MEPs withhold discharge of EU border control agency Frontex’ accounts 

Stqarrija 
 
 

Aqsam din il-paġna ma' ħaddieħor: 

  • Border and Coast guard’s discharge withheld due to failure to meet conditions set out in previous discharge and OLAF findings on misconduct 
  • Rule of law violations leading to losses for the EU budget must be addressed immediately 
  • More checks needed to ensure COVID-19-related expenditure is legal and efficient 

On Thursday, the Budgetary Control Committee recommended clearing most of the EU accounts for 2020, but postponed the decision on the European Border and Coast guard Agency.

In a vote with 6 in favour to 23 against and 1 abstentions in the so-called discharge procedure, MEPs in the Budgetary Control Committee postponed the decision on the 2020 accounts of the EU’s border control agency, Frontex. They cited, as reasons behind the decision, a failure to fulfil the conditions set out in Parliament’s previous discharge report, as well as findings by the EU’s Anti-Fraud watchdog regarding harassment, misconduct and migrant pushbacks involving the Agency, presented to the committee by the OLAF Director-General and judged by the Members to be serious enough to postpone the discharge. Reported violations in Greece were not addressed and the operations in Hungary were continued regardless of the ruling by the Court of Justice that refugee return operations in Hungary in 2020 were incompatible with EU law, they say.

2020 EU budget: first year of COVID-19

By 18 votes in favour, 12 against and no abstentions, the Committee granted discharge (i.e. approved the expenditure) to the Commission, which manages the majority of the EU’s general expenditure, totalling €173.3 billion in 2020.

MEPs note that EUR 12,9 billion in commitments under direct and indirect management and EUR 34,2 billion in commitments under shared management had been provided for purposes related to the COVID-19 pandemic during 2020. Due to the exceptional and urgent circumstances, rules for disbursing EU funds to member states were relaxed to provide liquidity and flexibility to deal with the COVID-19 pandemic. This increased the risk of non-transparent procedures, misuse and fraud, such as the already-recorded criminal activities affecting the supply of some health and safety equipment and fake vaccine offers.

They ask for risk audits and a scoreboard for measuring the efficiency of spending of the Recovery and Resilience facility funds to be introduced to ensure that these funds are not subject to similar misuse.

Addressing systemic problems

MEPs urge using the rule of law conditionality regulation to end the “ongoing severe violations of the rule of law” that cause losses to the EU budget .
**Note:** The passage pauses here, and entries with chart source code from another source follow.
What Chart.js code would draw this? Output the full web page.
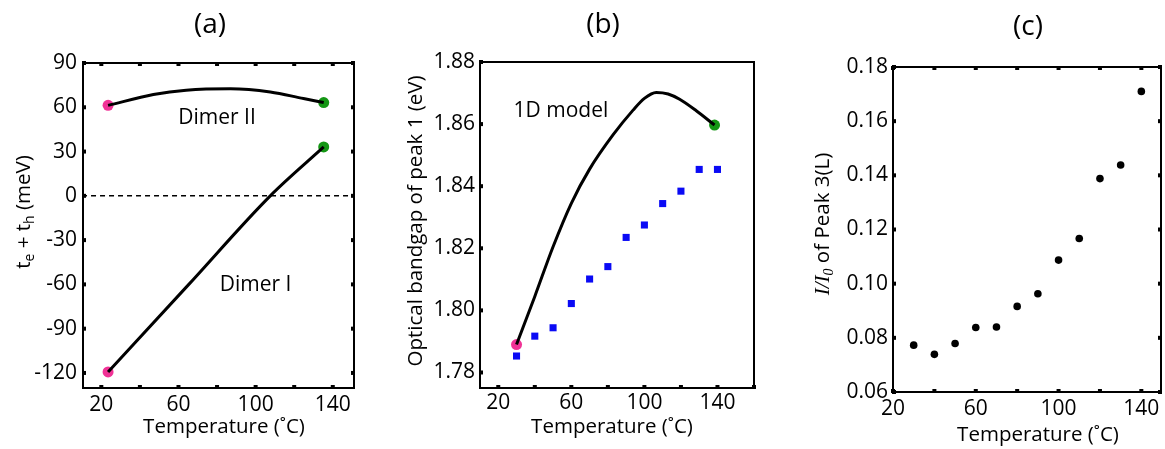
<!DOCTYPE html>
<html>
<head>
<meta charset="utf-8">
<script src="https://cdn.jsdelivr.net/npm/chart.js@4.4.1/dist/chart.umd.min.js"></script>
<style>
  body { margin: 0; background: #fff; }
  #wrap { position: relative; width: 1165px; height: 449px; overflow: hidden; }
  canvas { position: absolute; top: 0; }
</style>
</head>
<body>
<div id="wrap">
  <canvas id="pa" width="370" height="449" style="left:0px"></canvas>
  <canvas id="pb" width="395" height="449" style="left:375px"></canvas>
  <canvas id="pc" width="390" height="449" style="left:775px"></canvas>
</div>
<script>
// ---- panel (a) data
const aXLabels = [20, 60, 100, 140];
const aXMarks = [20, 40, 60, 80, 100, 120, 140];
const aYTicks = [-120, -90, -60, -30, 0, 30, 60, 90];
const dimer2T = [23.5, 47, 64, 87, 107.6, 124.8, 135.3];
const dimer2V = [61.3, 68.6, 71.6, 72.6, 70.4, 65.9, 63.2];
const dimer1T = [23.5, 65, 107.6, 135.3];
const dimer1V = [-119.3, -60.5, 0, 33.1];

// ---- panel (b) data
const bXLabels = [20, 60, 100, 140];
const bXMarks = [20, 40, 60, 80, 100, 120, 140, 160];
const bYTicks = [1.78, 1.80, 1.82, 1.84, 1.86, 1.88];
const measT = [30, 40, 50, 60, 70, 80, 90, 100, 110, 120, 130, 140];
const measGap = [1.7853, 1.7917, 1.7944, 1.8022, 1.8101, 1.8141, 1.8235, 1.8275, 1.8344, 1.8384, 1.8454, 1.8454];
const modelT = [30, 40, 50, 60, 70, 82.8, 93.8, 100, 106.5, 113, 119.3, 128.4, 138.4];
const modelGap = [1.789, 1.8045, 1.8205, 1.8345, 1.8455, 1.8565, 1.8645, 1.8683, 1.8702, 1.8697, 1.868, 1.8643, 1.8597];

// ---- panel (c) data
const cXLabels = [20, 60, 100, 140];
const cXMarks = [20, 40, 60, 80, 100, 120, 140];
const cYTicks = [0.06, 0.08, 0.10, 0.12, 0.14, 0.16, 0.18];
const ratioT = [30, 40, 50, 60, 70, 80, 90, 100, 110, 120, 130, 140];
const ratioV = [0.0773, 0.0739, 0.0779, 0.0838, 0.0840, 0.0916, 0.0963, 0.1087, 0.1167, 0.1388, 0.1438, 0.1710];

const FONT = "'Open Sans', 'Noto Sans', sans-serif";
const PINK = "rgb(240,50,150)";
const GREEN = "rgb(20,150,20)";
const BLUE = "rgb(10,10,245)";

function pts(xs, ys) {
    return xs.map((x, i) => ({ x: x, y: ys[i] }));
}

function drawSegs(ctx, segs, cx, cy, rotate) {
    ctx.save();
    ctx.translate(cx, cy);
    if (rotate) ctx.rotate(-Math.PI / 2);
    ctx.textBaseline = "alphabetic";
    ctx.textAlign = "left";
    ctx.fillStyle = "#000";
    let total = 0;
    segs.forEach(s => { ctx.font = s.font; s.w = ctx.measureText(s.t).width; total += s.w; });
    let x = -total / 2;
    segs.forEach(s => {
        ctx.font = s.font;
        ctx.fillText(s.t, x, 7 + (s.dy || 0));
        x += s.w;
    });
    ctx.restore();
}

const framePlugin = {
    id: "frame",
    afterDatasetsDraw(chart, args, o) {
        const ctx = chart.ctx;
        const a = chart.chartArea;
        const xs = chart.scales.x, ys = chart.scales.y;
        ctx.save();
        ctx.strokeStyle = "#000";
        ctx.lineWidth = 2;
        ctx.strokeRect(a.left, a.top, a.right - a.left, a.bottom - a.top);
        ctx.fillStyle = "#000";
        const s = 4;
        o.xMarks.forEach(v => {
            const px = xs.getPixelForValue(v);
            if (o.sides.includes("top")) ctx.fillRect(px - s / 2, a.top - 1, s, s);
            if (o.sides.includes("bottom")) ctx.fillRect(px - s / 2, a.bottom - s + 1, s, s);
        });
        o.yMarks.forEach(v => {
            const py = ys.getPixelForValue(v);
            if (o.sides.includes("left")) ctx.fillRect(a.left - 1, py - s / 2, s, s);
            if (o.sides.includes("right")) ctx.fillRect(a.right - s + 1, py - s / 2, s, s);
        });
        // notes placed in data coordinates
        ctx.font = "21px " + FONT;
        ctx.textAlign = "center";
        ctx.textBaseline = "middle";
        (o.notes || []).forEach(n => {
            ctx.fillText(n.text, xs.getPixelForValue(n.x), ys.getPixelForValue(n.y));
        });
        // panel label
        ctx.font = "28px " + FONT;
        ctx.fillText(o.label.text, o.label.x, o.label.y);
        // x title
        ctx.font = "20.5px " + FONT;
        ctx.fillText("Temperature (˚C)", o.xTitle.x, o.xTitle.y);
        ctx.restore();
        drawSegs(ctx, o.yTitle.segs, o.yTitle.x, o.yTitle.y, true);
    }
};

function makeChart(id, datasets, ax) {
    return new Chart(document.getElementById(id), {
        type: "scatter",
        data: { datasets: datasets },
        plugins: [framePlugin],
        options: {
            responsive: false,
            animation: false,
            layout: { padding: { top: ax.padTop, right: ax.padRight, left: 0, bottom: 0 } },
            plugins: {
                legend: { display: false },
                tooltip: { enabled: false },
                frame: ax.frame
            },
            scales: {
                x: {
                    type: "linear",
                    min: ax.xMin, max: ax.xMax,
                    grid: { display: false, drawTicks: false },
                    border: { display: false },
                    afterFit: s => { s.height = ax.xHeight; },
                    afterBuildTicks: s => { s.ticks = ax.xLabels.map(v => ({ value: v })); },
                    ticks: { padding: ax.xPad, color: "#000", font: { family: FONT, size: 21 }, maxRotation: 0 }
                },
                y: {
                    type: "linear",
                    min: ax.yMin, max: ax.yMax,
                    grid: { display: false, drawTicks: false },
                    border: { display: false },
                    afterFit: s => { s.width = ax.yWidth; },
                    afterBuildTicks: s => { s.ticks = ax.yTicks.map(v => ({ value: v })); },
                    ticks: { padding: ax.yPad, color: "#000", font: { family: FONT, size: 21 }, callback: ax.yFmt }
                }
            }
        }
    });
}

const sans21 = "20.5px " + FONT;
const sans14 = "14px " + FONT;

// (a)
makeChart("pa", [
    { data: pts([10, 151], [0, 0]), showLine: true, borderColor: "#000", borderWidth: 1.5, borderDash: [5, 4], pointRadius: 0 },
    { data: pts(dimer2T, dimer2V), showLine: true, borderColor: "#000", borderWidth: 3, pointRadius: 0, cubicInterpolationMode: "monotone" },
    { data: pts(dimer1T, dimer1V), showLine: true, borderColor: "#000", borderWidth: 3, pointRadius: 0, cubicInterpolationMode: "monotone" },
    { data: [{ x: dimer2T[0], y: dimer2V[0] }, { x: dimer1T[0], y: dimer1V[0] }], pointRadius: 5.5, pointBackgroundColor: PINK, pointBorderWidth: 0 },
    { data: [{ x: dimer2T[dimer2T.length - 1], y: dimer2V[dimer2V.length - 1] }, { x: dimer1T[dimer1T.length - 1], y: dimer1V[dimer1V.length - 1] }], pointRadius: 5.5, pointBackgroundColor: GREEN, pointBorderWidth: 0 }
], {
    xMin: 10.5, xMax: 151, yMin: -130.2, yMax: 90,
    xLabels: aXLabels, yTicks: aYTicks,
    padTop: 63, padRight: 16, xHeight: 61, yWidth: 83, xPad: 4, yPad: 6,
    yFmt: v => String(v),
    frame: {
        xMarks: aXMarks, yMarks: aYTicks, sides: ["top", "bottom", "left", "right"],
        notes: [{ text: "Dimer II", x: 80, y: 52.5 }, { text: "Dimer I", x: 100, y: -60.5 }],
        label: { text: "(a)", x: 210, y: 25 },
        xTitle: { x: 224, y: 427 },
        yTitle: { x: 23, y: 212, segs: [
            { t: "t", font: sans21 }, { t: "e", font: sans14, dy: 4 },
            { t: " + ", font: sans21 }, { t: "t", font: sans21 }, { t: "h", font: sans14, dy: 4 },
            { t: " (meV)", font: sans21 }
        ] }
    }
});

// (b)
makeChart("pb", [
    { data: pts(modelT, modelGap), showLine: true, borderColor: "#000", borderWidth: 3, pointRadius: 0, cubicInterpolationMode: "monotone" },
    { data: pts(measT, measGap), pointStyle: "rect", pointRadius: 5, pointBackgroundColor: BLUE, pointBorderWidth: 0 },
    { data: [{ x: modelT[0], y: modelGap[0] }], pointRadius: 5.5, pointBackgroundColor: PINK, pointBorderWidth: 0 },
    { data: [{ x: modelT[modelT.length - 1], y: modelGap[modelGap.length - 1] }], pointRadius: 5.5, pointBackgroundColor: GREEN, pointBorderWidth: 0 }
], {
    xMin: 10, xMax: 160, yMin: 1.775, yMax: 1.88,
    xLabels: bXLabels, yTicks: bYTicks,
    padTop: 62, padRight: 16, xHeight: 61, yWidth: 105, xPad: 2, yPad: 5,
    yFmt: v => v.toFixed(2),
    frame: {
        xMarks: bXMarks, yMarks: bYTicks, sides: ["left", "bottom"],
        notes: [{ text: "1D model", x: 54.3, y: 1.8642 }],
        label: { text: "(b)", x: 228, y: 25 },
        xTitle: { x: 237, y: 427 },
        yTitle: { x: 40, y: 221, segs: [{ t: "Optical bandgap of peak 1 (eV)", font: sans21 }] }
    }
});

// (c)
makeChart("pc", [
    { data: pts(ratioT, ratioV), pointRadius: 3.8, pointBackgroundColor: "#000", pointBorderWidth: 0 }
], {
    xMin: 20, xMax: 149.5, yMin: 0.06, yMax: 0.18,
    xLabels: cXLabels, yTicks: cYTicks,
    padTop: 67, padRight: 3, xHeight: 57, yWidth: 118, xPad: 4, yPad: 5,
    yFmt: v => v.toFixed(2),
    frame: {
        xMarks: cXMarks, yMarks: cYTicks, sides: ["top", "bottom", "left", "right"],
        label: { text: "(c)", x: 253, y: 27 },
        xTitle: { x: 263, y: 435 },
        yTitle: { x: 47, y: 224, segs: [
            { t: "I/I", font: "italic 21px 'Liberation Serif', serif" },
            { t: "0", font: "italic 14px 'Liberation Serif', serif", dy: 4 },
            { t: " of Peak 3(L)", font: sans21 }
        ] }
    }
});
</script>
</body>
</html>
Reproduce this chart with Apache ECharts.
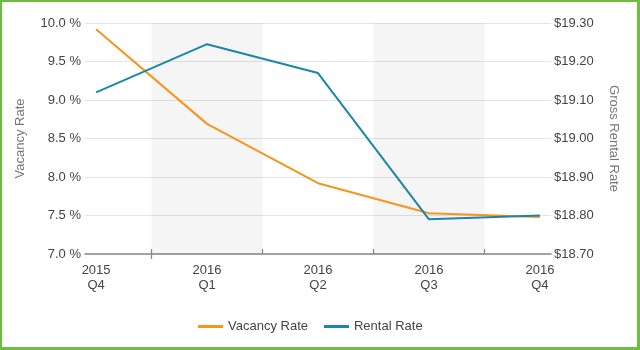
<!DOCTYPE html>
<html>
<head>
<meta charset="utf-8">
<script src="https://cdn.jsdelivr.net/npm/echarts@6/dist/echarts.min.js"></script>
<style>
html,body{margin:0;padding:0;background:#fff;}
#wrap{position:absolute;left:0;top:0;width:640px;height:350px;box-sizing:border-box;border:3px solid #6cbf3c;border-top-width:2px;border-left-width:2px;}
#chart{position:absolute;left:-2px;top:-2px;width:640px;height:350px;}
</style>
</head>
<body>
<div id="wrap"><div id="chart"></div></div>
<script>
const categories = ["2015\nQ4", "2016\nQ1", "2016\nQ2", "2016\nQ3", "2016\nQ4"];
const vacancyRate = [9.92, 8.69, 7.92, 7.53, 7.48];
const rentalRate = [19.12, 19.245, 19.17, 18.79, 18.80];
const leftTicks = [7.0, 7.5, 8.0, 8.5, 9.0, 9.5, 10.0];
const rightTicks = [18.70, 18.80, 18.90, 19.00, 19.10, 19.20, 19.30];
const shadedBands = [[0.5, 1.5], [2.5, 3.5]];

const font = 'Liberation Sans, Arial, sans-serif';
const chart = echarts.init(document.getElementById('chart'), null, {renderer: 'canvas'});
const idx = categories.map((c, i) => i);
chart.setOption({
  animation: false,
  textStyle: {fontFamily: font},
  grid: {left: 85, right: 89, top: 23, bottom: 96},
  legend: {
    left: 193, top: 315,
    icon: 'rect',
    itemWidth: 25, itemHeight: 3, itemGap: 16,
    textStyle: {fontSize: 13, color: '#444', fontFamily: font},
    data: ['Vacancy Rate', 'Rental Rate']
  },
  xAxis: [{
    type: 'value',
    min: -0.1, max: 4.1,
    axisLine: {show: true, lineStyle: {color: '#888', width: 1.5}},
    axisTick: {show: true, inside: true, length: 5, customValues: [0.5, 1.5, 2.5, 3.5], lineStyle: {color: '#888', width: 1.2}},
    axisLabel: {
      customValues: idx,
      formatter: v => categories[Math.round(v)],
      fontSize: 13, color: '#444', lineHeight: 15, margin: 9, fontFamily: font
    },
    splitLine: {show: false}
  }, {
    type: 'value',
    min: -0.1, max: 4.1,
    position: 'bottom',
    axisLine: {show: false},
    axisTick: {show: true, inside: false, length: 5, customValues: [0.5], lineStyle: {color: '#888', width: 1.2}},
    axisLabel: {show: false},
    splitLine: {show: false}
  }],
  yAxis: [{
    type: 'value',
    min: leftTicks[0], max: leftTicks[leftTicks.length - 1], interval: 0.5,
    name: 'Vacancy Rate', nameLocation: 'middle', nameGap: 58, nameRotate: 90,
    nameTextStyle: {color: '#777', fontSize: 13, fontFamily: font},
    axisLine: {show: false}, axisTick: {show: false},
    axisLabel: {formatter: v => v.toFixed(1) + ' %', fontSize: 13, color: '#444', margin: 4, fontFamily: font},
    splitLine: {lineStyle: {color: '#e4e4e4', width: 1}}
  }, {
    type: 'value',
    min: rightTicks[0], max: rightTicks[rightTicks.length - 1], interval: 0.1,
    name: 'Gross Rental Rate', nameLocation: 'middle', nameGap: 56, nameRotate: -90,
    nameTextStyle: {color: '#777', fontSize: 13, fontFamily: font},
    axisLine: {show: false}, axisTick: {show: false},
    axisLabel: {formatter: v => '$' + v.toFixed(2), fontSize: 13, color: '#444', margin: 3, fontFamily: font},
    splitLine: {show: false}
  }],
  series: [{
    name: 'Vacancy Rate', type: 'line', xAxisIndex: 0, yAxisIndex: 0,
    data: vacancyRate.map((v, i) => [i, v]),
    symbol: 'none', color: '#f7941d',
    lineStyle: {width: 2, color: '#f7941d'},
    markArea: {
      silent: true,
      itemStyle: {color: 'rgba(0,0,0,0.04)'},
      data: shadedBands.map(b => [{xAxis: b[0]}, {xAxis: b[1]}])
    },
    z: 3
  }, {
    name: 'Rental Rate', type: 'line', xAxisIndex: 0, yAxisIndex: 1,
    data: rentalRate.map((v, i) => [i, v]),
    symbol: 'none', color: '#1d86a6',
    lineStyle: {width: 2, color: '#1d86a6'},
    z: 3
  }]
});
</script>
</body>
</html>
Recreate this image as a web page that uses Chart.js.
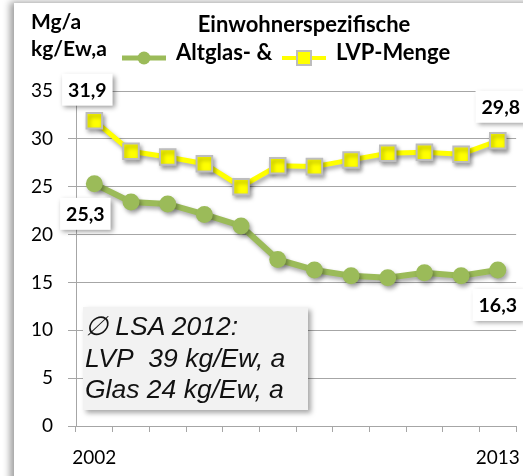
<!DOCTYPE html>
<html>
<head>
<meta charset="utf-8">
<script src="https://cdn.jsdelivr.net/npm/chart.js@4.4.1/dist/chart.umd.min.js"></script>
<style>
  html, body { margin: 0; padding: 0; background: #fff; }
  #wrap { position: relative; width: 523px; height: 476px; overflow: hidden; }
  #frame {
    position: absolute; left: 14px; top: 3px; width: 560px; height: 520px;
    background: #fff; box-shadow: -4px -1px 7px rgba(0, 0, 0, 0.38);
  }
  #chart { position: absolute; left: 0; top: 0; }
  #note {
    position: absolute; left: 83px; top: 307px; width: 225px; height: 103px;
    background: #f2f2f2; box-shadow: 3px 3px 5px rgba(0, 0, 0, 0.35);
    font: italic 26.5px "Liberation Sans", Arial, sans-serif; color: #111;
    line-height: 31.7px; padding: 4px 0 0 2px; box-sizing: border-box;
    white-space: nowrap;
  }
</style>
</head>
<body>
<div id="wrap">
  <div id="frame"></div>
  <canvas id="chart" width="523" height="476"></canvas>
  <div id="note">&#8709; LSA 2012:<br>LVP&nbsp; 39 kg/Ew, a<br>Glas 24 kg/Ew, a</div>
</div>
<script>
/* =====================
   DATA
===================== */
const years = ["2002", "2003", "2004", "2005", "2006", "2007", "2008", "2009", "2010", "2011", "2012", "2013"];
const altglas = [25.3, 23.4, 23.2, 22.1, 20.9, 17.4, 16.3, 15.7, 15.5, 16.0, 15.7, 16.3];
const lvp = [31.9, 28.7, 28.1, 27.4, 25.0, 27.2, 27.1, 27.8, 28.5, 28.6, 28.4, 29.8];
const yTicks = [0, 5, 10, 15, 20, 25, 30, 35];
const shownYears = ["2002", "2013"];

const FONT = "Lato, Calibri, sans-serif";
const GREEN = "#9bbb59";
const YELLOW = "#ffff00";
const GRID = "#a6a6a6";

/* =====================
   HELPER
===================== */
const fmt = v => v.toFixed(1).replace(".", ",");

// value boxes: dataset index, point index, box offset from point
const valueBoxes = [
  { ds: 1, i: 0, dx: -7, dy: -31 },
  { ds: 1, i: 11, dx: 3, dy: -34 },
  { ds: 0, i: 0, dx: -9, dy: 30 },
  { ds: 0, i: 11, dx: 0, dy: 35 }
];

const shadowPlugin = {
  id: "shadow",
  beforeDatasetsDraw(chart) {
    const ctx = chart.ctx;
    ctx.save();
    ctx.shadowColor = "rgba(0,0,0,0.35)";
    ctx.shadowBlur = 4;
    ctx.shadowOffsetX = 2;
    ctx.shadowOffsetY = 3;
  },
  afterDatasetsDraw(chart) {
    const ctx = chart.ctx;
    ctx.restore();

    // value labels
    ctx.save();
    ctx.font = "bold 19.5px " + FONT;
    ctx.textAlign = "center";
    ctx.textBaseline = "middle";
    valueBoxes.forEach(b => {
      const pt = chart.getDatasetMeta(b.ds).data[b.i];
      const txt = fmt(chart.data.datasets[b.ds].data[b.i]);
      const w = ctx.measureText(txt).width + 12;
      const h = 32;
      const cx = pt.x + b.dx, cy = pt.y + b.dy;
      ctx.save();
      ctx.shadowColor = "rgba(0,0,0,0.4)";
      ctx.shadowBlur = 5;
      ctx.shadowOffsetX = 2;
      ctx.shadowOffsetY = 2;
      ctx.fillStyle = "#fff";
      ctx.fillRect(cx - w / 2, cy - h / 2, w, h);
      ctx.restore();
      ctx.fillStyle = "#000";
      ctx.fillText(txt, cx, cy + 1);
    });
    ctx.restore();
  }
};

const headerPlugin = {
  id: "header",
  afterDraw(chart) {
    const ctx = chart.ctx;
    const ds = chart.data.datasets;
    ctx.save();
    ctx.fillStyle = "#000";
    ctx.textBaseline = "alphabetic";

    ctx.font = "bold 21px " + FONT;
    ctx.textAlign = "left";
    ctx.fillText("Mg/a", 31, 29);
    ctx.fillText("kg/Ew,a", 31, 56);

    ctx.font = "bold 22px " + FONT;
    ctx.textAlign = "center";
    ctx.fillText("Einwohnerspezifische", 304, 32);

    // legend
    const items = [
      { d: ds[0], x0: 122, x1: 166 },
      { d: ds[1], x0: 282, x1: 326 }
    ];
    items.forEach(it => {
      const y = 58;
      ctx.save();
      ctx.strokeStyle = it.d.borderColor;
      ctx.lineWidth = it.d.borderWidth - 1;
      ctx.beginPath();
      ctx.moveTo(it.x0, y);
      ctx.lineTo(it.x1, y);
      ctx.stroke();
      const cx = (it.x0 + it.x1) / 2;
      ctx.fillStyle = it.d.pointBackgroundColor;
      ctx.strokeStyle = it.d.pointBorderColor;
      ctx.lineWidth = it.d.pointBorderWidth;
      if (it.d.pointStyle === "rect") {
        ctx.fillRect(cx - 7, y - 7, 14, 14);
        ctx.strokeRect(cx - 7, y - 7, 14, 14);
      } else {
        ctx.beginPath();
        ctx.arc(cx, y, 6.5, 0, Math.PI * 2);
        ctx.fill();
      }
      ctx.restore();
      ctx.textAlign = "left";
      ctx.font = "bold 22px " + FONT;
      ctx.fillText(it.d.label, it.x1 + 10, 60);
    });
    ctx.restore();
  }
};

/* =====================
   CHART
===================== */
new Chart(document.getElementById("chart"), {
  type: "line",
  data: {
    labels: years,
    datasets: [
      {
        label: "Altglas- &",
        data: altglas,
        borderColor: GREEN,
        borderWidth: 6,
        pointStyle: "circle",
        pointRadius: 8.5,
        pointBackgroundColor: GREEN,
        pointBorderColor: GREEN,
        pointBorderWidth: 0,
        tension: 0,
        clip: false
      },
      {
        label: "LVP-Menge",
        data: lvp,
        borderColor: YELLOW,
        borderWidth: 5,
        pointStyle: "rect",
        pointRadius: 11,
        pointBackgroundColor: YELLOW,
        pointBorderColor: "#bdbdbd",
        pointBorderWidth: 2,
        tension: 0,
        clip: false
      }
    ]
  },
  options: {
    responsive: false,
    animation: false,
    events: [],
    layout: { autoPadding: false, padding: { top: 91, right: 4, left: 0, bottom: 0 } },
    plugins: { legend: { display: false }, tooltip: { enabled: false } },
    scales: {
      x: {
        offset: true,
        afterFit: s => { s.height = 50; },
        grid: { offset: true, drawOnChartArea: false, color: GRID, tickLength: 6 },
        border: { color: GRID },
        ticks: {
          autoSkip: false,
          maxRotation: 0,
          padding: 3,
          color: "#000",
          font: { family: FONT, size: 19, lineHeight: 2.4 },
          callback: (v, i) => shownYears.includes(years[i]) ? years[i] : ""
        }
      },
      y: {
        min: 0,
        max: 35,
        afterFit: s => { s.width = 76; },
        afterBuildTicks: s => { s.ticks = yTicks.map(v => ({ value: v })); },
        grid: { color: GRID, tickLength: 8 },
        border: { color: GRID },
        ticks: {
          padding: 15,
          color: "#000",
          font: { family: FONT, size: 19 }
        }
      }
    }
  },
  plugins: [shadowPlugin, headerPlugin]
});
</script>
</body>
</html>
Finally, they repeat their call for a mandatory single interoperable reporting and monitoring system on beneficiaries of funds from all EU programmes to be introduced, to prevent misuse of funds, fraud, conflicts of interest, double-funding and other systemic problems.

Votes on agencies

The committee gave positive discharge recommendations for 33 other EU bodies and agencies — you can check the results of votes here.

Quote

The rapporteur for the 2020 Commission discharge report Oliver Chastel (Renew, BE) said:

“Our ambition was to stress the Parliament’s political priorities: audit systems must be digitised, a database of the beneficiaries of all EU funds from all programmes is needed, use of data mining programmes should be mandatory, respect for the Rule of Law, an assessment of the impact of our policies and budgetary support, a reduction of outstanding commitments and an increase in the member states’ absorption capacity. With the crises we are going through, the European budget must be managed efficiently and effectively, in order to meet the needs of Member States and citizens, combat fraud and corruption, and respond to emergency situations and promote long-term European growth."

Next steps

All discharge decisions need to be backed by the full Parliament, with a vote scheduled during 2-5 May session.

Background

Earlier this year, the Parliament’s Budgetary Control Committee recommended postponing the signing off on the 2020 accounts for the European Court of Auditors, Council and the European Economic and Social Committee and recommended granting the discharge for 2020 accounts to 15 other EU bodies.